### What is required
Leave out the pictures and return every entry exactly as it appears.

##########

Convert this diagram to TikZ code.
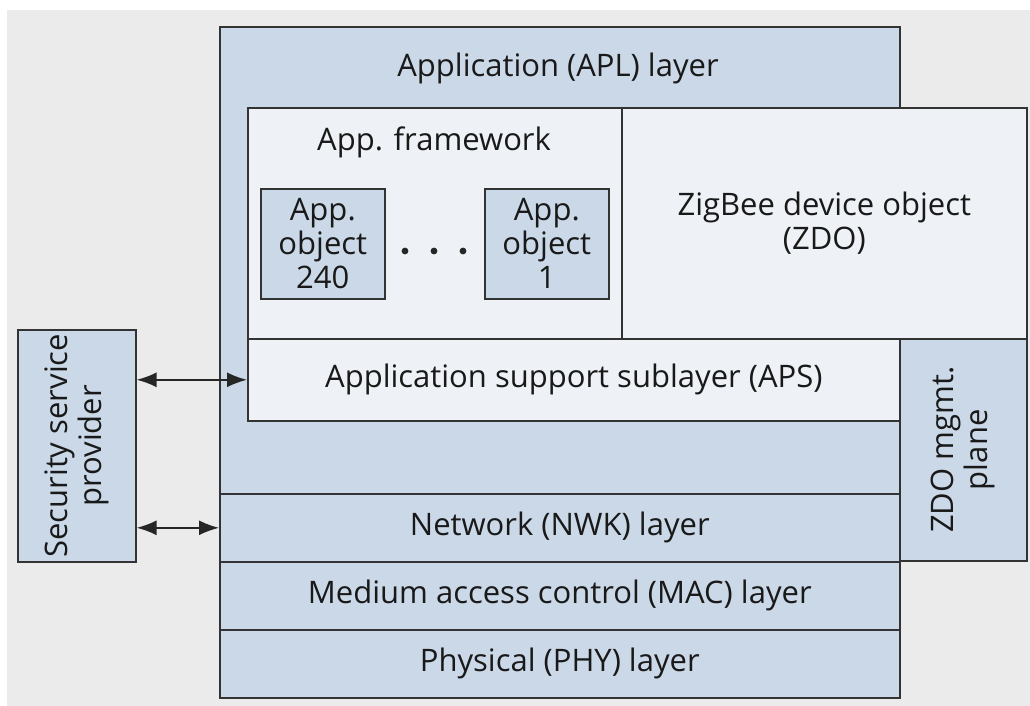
\documentclass[tikz,border=0pt]{standalone}
\usepackage{fontspec}
\setmainfont{Open Sans}
\usetikzlibrary{arrows.meta}
\definecolor{layerblue}{HTML}{CAD8E8}
\definecolor{framewhite}{HTML}{EEF2F6}
\definecolor{backgray}{HTML}{EBEBEB}
\definecolor{edgegray}{HTML}{333333}

\begin{document}
\begin{tikzpicture}[
        x=1pt, y=-1pt,
        font=\fontsize{31}{34}\selectfont,
        box/.style={draw=edgegray, line width=1.6pt, inner sep=0pt, anchor=north west, align=center, text=black!90},
        layer/.style={box, fill=layerblue},
        frame/.style={box, fill=framewhite},
        caption/.style={align=center, text=black!90},
        arrow/.style={<->, >={Latex[length=20pt,width=15pt]}, line width=1.8pt, draw=black!85}
    ]
        % Background
        \useasboundingbox (0,0) rectangle (1030,706);
        \fill[backgray] (7,10) rectangle (1030,706);

        % Application layer
        \node[layer, minimum width=680pt, minimum height=467pt] (apl) at (219,26) {};
        \node[caption] (apllabel) at (558,68) {Application (APL) layer};

        % App framework and ZDO
        \node[frame, minimum width=374pt, minimum height=231pt] (afw) at (247,107) {};
        \node[caption] (afwlabel) at (434,142) {App. framework};
        \node[frame, minimum width=405pt, minimum height=231pt] (zdo) at (621,107) {ZigBee device object\\(ZDO)};

        % App objects
        \node[layer, minimum width=124pt, minimum height=110pt] (obj240) at (260,188) {App.\\object\\240};
        \node[layer, minimum width=124pt, minimum height=110pt] (obj1) at (484,188) {App.\\object\\1};
        \foreach \x in {405,434,463}
            \fill[black!85] (\x,251) circle (3.4);

        % Support sublayer and management plane
        \node[frame, minimum width=652pt, minimum height=82pt] (aps) at (247,338) {Application support sublayer (APS)};
        \node[layer, minimum width=127pt, minimum height=222pt] (mgmt) at (899,338) {};
        \node[caption, rotate=90] (mgmtlabel) at (mgmt.center) {ZDO mgmt.\\plane};

        % Lower layers
        \foreach \n/\y/\t in {nwk/493/Network (NWK) layer, mac/561/Medium access control (MAC) layer, phy/629/Physical (PHY) layer}
            \node[layer, minimum width=680pt, minimum height=68pt] (\n) at (219,\y) {\t};

        % Security service provider
        \node[layer, minimum width=118pt, minimum height=232pt] (ssp) at (17,329) {};
        \node[caption, rotate=90] (ssplabel) at (ssp.center) {Security service\\provider};

        % Arrows
        \draw[arrow] (ssp.east |- aps.west) -- (aps.west);
        \draw[arrow] (ssp.east |- nwk.west) -- (nwk.west);

    \end{tikzpicture}
\end{document}
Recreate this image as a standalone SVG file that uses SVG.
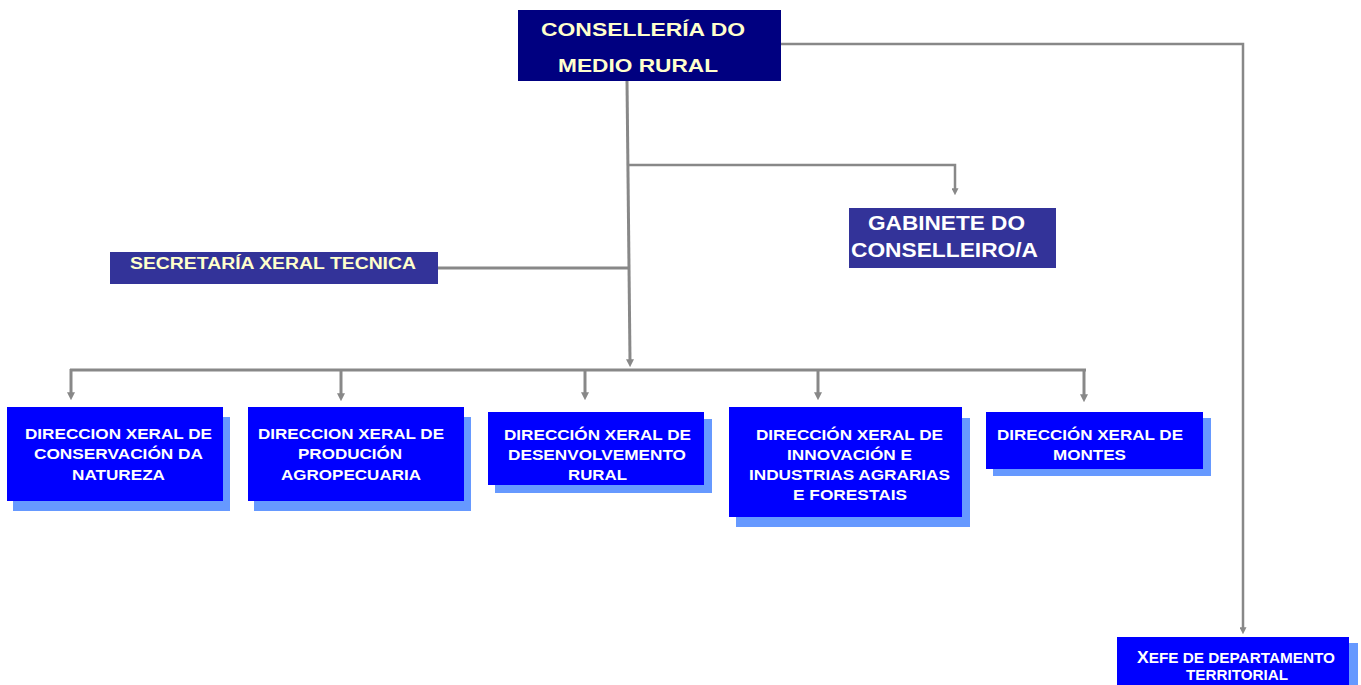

##########

### Solution to this problem
Convert this diagram to TikZ code.
\documentclass[tikz,border=0pt]{standalone}
\usepackage{fontspec}
\setmainfont{Open Sans}
\usetikzlibrary{arrows.meta}
\definecolor{layerblue}{HTML}{CAD8E8}
\definecolor{framewhite}{HTML}{EEF2F6}
\definecolor{backgray}{HTML}{EBEBEB}
\definecolor{edgegray}{HTML}{333333}

\begin{document}
\begin{tikzpicture}[
        x=1pt, y=-1pt,
        font=\fontsize{31}{34}\selectfont,
        box/.style={draw=edgegray, line width=1.6pt, inner sep=0pt, anchor=north west, align=center, text=black!90},
        layer/.style={box, fill=layerblue},
        frame/.style={box, fill=framewhite},
        caption/.style={align=center, text=black!90},
        arrow/.style={<->, >={Latex[length=20pt,width=15pt]}, line width=1.8pt, draw=black!85}
    ]
        % Background
        \useasboundingbox (0,0) rectangle (1030,706);
        \fill[backgray] (7,10) rectangle (1030,706);

        % Application layer
        \node[layer, minimum width=680pt, minimum height=467pt] (apl) at (219,26) {};
        \node[caption] (apllabel) at (558,68) {Application (APL) layer};

        % App framework and ZDO
        \node[frame, minimum width=374pt, minimum height=231pt] (afw) at (247,107) {};
        \node[caption] (afwlabel) at (434,142) {App. framework};
        \node[frame, minimum width=405pt, minimum height=231pt] (zdo) at (621,107) {ZigBee device object\\(ZDO)};

        % App objects
        \node[layer, minimum width=124pt, minimum height=110pt] (obj240) at (260,188) {App.\\object\\240};
        \node[layer, minimum width=124pt, minimum height=110pt] (obj1) at (484,188) {App.\\object\\1};
        \foreach \x in {405,434,463}
            \fill[black!85] (\x,251) circle (3.4);

        % Support sublayer and management plane
        \node[frame, minimum width=652pt, minimum height=82pt] (aps) at (247,338) {Application support sublayer (APS)};
        \node[layer, minimum width=127pt, minimum height=222pt] (mgmt) at (899,338) {};
        \node[caption, rotate=90] (mgmtlabel) at (mgmt.center) {ZDO mgmt.\\plane};

        % Lower layers
        \foreach \n/\y/\t in {nwk/493/Network (NWK) layer, mac/561/Medium access control (MAC) layer, phy/629/Physical (PHY) layer}
            \node[layer, minimum width=680pt, minimum height=68pt] (\n) at (219,\y) {\t};

        % Security service provider
        \node[layer, minimum width=118pt, minimum height=232pt] (ssp) at (17,329) {};
        \node[caption, rotate=90] (ssplabel) at (ssp.center) {Security service\\provider};

        % Arrows
        \draw[arrow] (ssp.east |- aps.west) -- (aps.west);
        \draw[arrow] (ssp.east |- nwk.west) -- (nwk.west);

    \end{tikzpicture}
\end{document}
Recreate this image as a standalone SVG file that uses SVG.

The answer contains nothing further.